La Banque centrale de la République de Guinée, sous la direction de Karamo Kaba, semble décidée à ne jamais cesser de nous surprendre – ou de nous inquiéter. À peine quelques jours après l’indignation suscitée par l’introduction controversée de nouveaux billets de vingt mille francs guinéens, voilà qu’un communiqué officiel vient ajouter à la confusion ambiante : un convoi appartenant à un particulier, transportant la somme faramineuse de vingt et un milliards de francs guinéens (justement des billets de vingt mille GNF fraîchement imprimés), aurait été braqué.

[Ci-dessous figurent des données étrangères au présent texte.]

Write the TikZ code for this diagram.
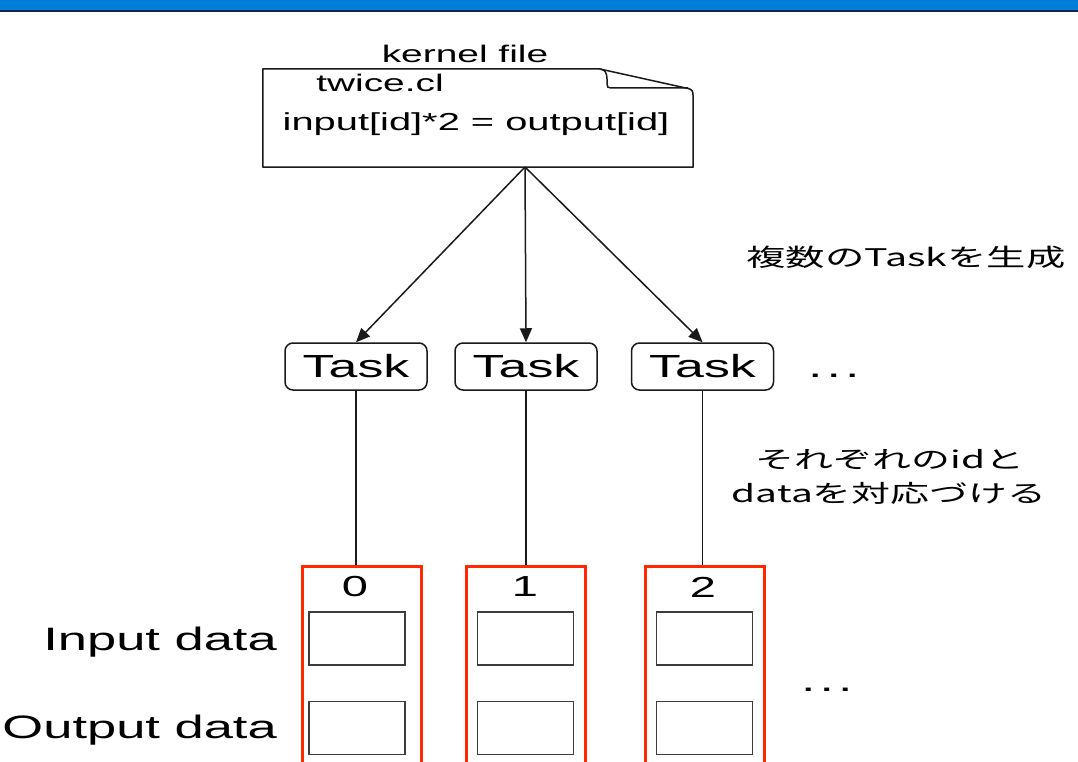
\documentclass[tikz,border=0pt]{standalone}
\usepackage{graphicx}
\usepackage{fontspec}
\setmainfont{Liberation Sans}
\newfontfamily\jp{Noto Sans CJK JP}
\usetikzlibrary{arrows.meta,calc}

\definecolor{barblue}{RGB}{0,125,214}
\definecolor{barline}{RGB}{16,38,66}
\definecolor{boxred}{RGB}{255,40,0}
\definecolor{ink}{RGB}{25,25,25}

% wide lettering: size in bp, text stretched horizontally
\newcommand{\st}[2]{\fontsize{#1bp}{#1bp}\selectfont\scalebox{1.62}[1]{#2}}
\newcommand{\spaceddots}{.\hspace{2.5bp}.\hspace{2.5bp}.}

\begin{document}
\begin{tikzpicture}[x=1bp,y=-1bp,
  txt/.style={inner sep=0pt, text=black},
  task/.style={draw=ink, line width=1.5bp, rounded corners=8bp, minimum width=142bp, minimum height=47bp, inner sep=0pt},
  slot/.style={draw=ink!85, line width=1.5bp, minimum width=96bp, minimum height=53bp, inner sep=0pt},
  lane/.style={draw=boxred, line width=3bp, minimum width=119bp, minimum height=214bp, inner sep=0pt},
  link/.style={draw=ink, line width=1.5bp},
  spawn/.style={link, -{Triangle[length=14bp,width=12bp]}},
]
\useasboundingbox (0,0) rectangle (1078,762);
\clip (0,0) rectangle (1078,762);

% header bar
\fill[barblue] (0,0) rectangle (1078,10.5);
\fill[barline] (0,10.5) rectangle (1078,12.5);

% kernel file (note shape with folded corner)
\node[minimum width=430bp, minimum height=98bp, inner sep=0pt] (doc) at (478,118) {};
\draw[link, line join=round]
  (doc.south west) -- (doc.north west) -- (600,69) coordinate (fold)
  -- (688,88.5) .. controls (692,89.5) and (693,91) .. (693,95)
  -- (doc.south east) -- cycle;
\draw[link] (fold) .. controls (605,69.5) and (607,73) .. (607,79)
  -- (607,84) .. controls (607,87) and (608,88) .. (611,88) -- (688,88);
\node[txt, anchor=base] (kf) at (465,63) {\st{24}{kernel file}};
\node[txt, anchor=base] (fname) at (380,92) {\st{24}{twice.cl}};
\node[txt, anchor=base] (code) at (476,130) {\st{24.6}{input[id]*2 = output[id]}};
\coordinate (src) at (525,167);

% tasks
\node[task] (t1) at (356,366.5) {\st{32}{Task}};
\node[task] (t2) at (526,366.5) {\st{32}{Task}};
\node[task] (t3) at (702.5,366.5) {\st{32}{Task}};
\node[txt, anchor=base west] (tdots) at (808,377) {\st{32}{\spaceddots}};

\draw[spawn] (src) -- (t1.north);
\draw[spawn] (src) -- (t2.north);
\draw[spawn] (src) -- (t3.north);

% data lanes
\node[lane] (l1) at (361.5,673) {};
\node[lane] (l2) at (525.5,673) {};
\node[lane] (l3) at (704.5,673) {};

\node[txt] (n0) at (355,587) {\st{29}{0}};
\node[txt] (n1) at (525,587) {\st{29}{1}};
\node[txt] (n2) at (703,587) {\st{29}{2}};

\node[slot] (i1) at (357,638.5) {};
\node[slot] (i2) at (525.5,638.5) {};
\node[slot] (i3) at (704.5,638.5) {};
\node[slot] (o1) at (357,728) {};
\node[slot] (o2) at (525.5,728) {};
\node[slot] (o3) at (704.5,728) {};

\node[txt, anchor=base east] (inlab) at (277,650) {\st{32.4}{Input data}};
\node[txt, anchor=base east] (outlab) at (277,738) {\st{32.4}{Output data}};
\node[txt, anchor=base west] (ldots) at (801,691) {\st{32}{\spaceddots}};

\draw[link] (t1.south) -- (t1.south |- l1.north);
\draw[link] (t2.south) -- (t2.south |- l2.north);
\draw[link] (t3.south) -- (t3.south |- l3.north);

% notes
\node[txt] (gen) at (906,257) {\jp\st{24.3}{複数のTaskを生成}};
\node[txt] (map1) at (890,460) {\jp\st{24}{それぞれのidと}};
\node[txt] (map2) at (889,493) {\jp\st{24}{dataを対応づける}};
\end{tikzpicture}
\end{document}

Les faits, déjà rocambolesques dans leur formulation, le deviennent davantage par les silences qu’ils laissent planer. À commencer par une question élémentaire : qui est donc ce ‘‘particulier’’ à qui la Banque centrale aurait payé un tel montant ? D’après certaines informations qui circulent dans les milieux financiers, ce ‘‘particulier’’ serait en réalité un orpailleur, autrement dit un fournisseur d’or à l’État. Il ne s’agirait donc pas d’un cas isolé : la pratique de payer directement ces opérateurs miniers serait courante à la Banque centrale.
Mais cette habitude soulève des interrogations fondamentales. La Banque centrale, en sa qualité d’institution de régulation monétaire, n’est-elle pas en train de sortir de son rôle en procédant à de tels paiements directs ? En contournant les banques commerciales, qu’elle est censée superviser, n’entre-t-elle pas en concurrence déloyale avec elles ? Si les orpailleurs sont effectivement rétribués en espèces, pourquoi ne pas les obliger à ouvrir des comptes dans des banques primaires, comme le ferait toute institution soucieuse de renforcer l’inclusion financière et la traçabilité des transactions ?
Pis encore, en persistant dans ces pratiques, la Banque centrale ne participe-t-elle pas, volontairement ou non, à l’informalisation de l’économie nationale, fragilisant ainsi l’ensemble du système financier ? Dans un contexte marqué par l’insécurité et les tensions sociales, le transport de telles sommes en liquide par un particulier représente un risque majeur. Dès lors, à défaut de s’interdire purement et simplement les paiements en espèces, l’institution ne devrait-elle pas au moins en limiter le montant à un strict minimum transportable sans grand danger ?
La BCRG a cru bon de prendre vite les choses en main affirmant avoir transmis aux autorités compétentes l’ensemble des numéros de série des billets volés. Un geste louable sur le papier, mais dont l’efficacité réelle interroge : comment espérer identifier, dans l’économie informelle, des billets en circulation au milieu de millions d’autres ?
Les zones d’ombre persistent, et avec elles le sentiment d’une gouvernance financière opaque, détachée des principes élémentaires de transparence et de bonne gestion. Dans un pays en quête de stabilité institutionnelle, le flou entretenu par la Banque centrale nourrit l’inquiétude, alimente la défiance, et affaiblit l’autorité de l’État.
Les Guinéens, à juste titre, attendent des réponses. Et plus encore : des garanties que l’institution censée incarner la rigueur monétaire cesse enfin de jouer avec la confiance publique.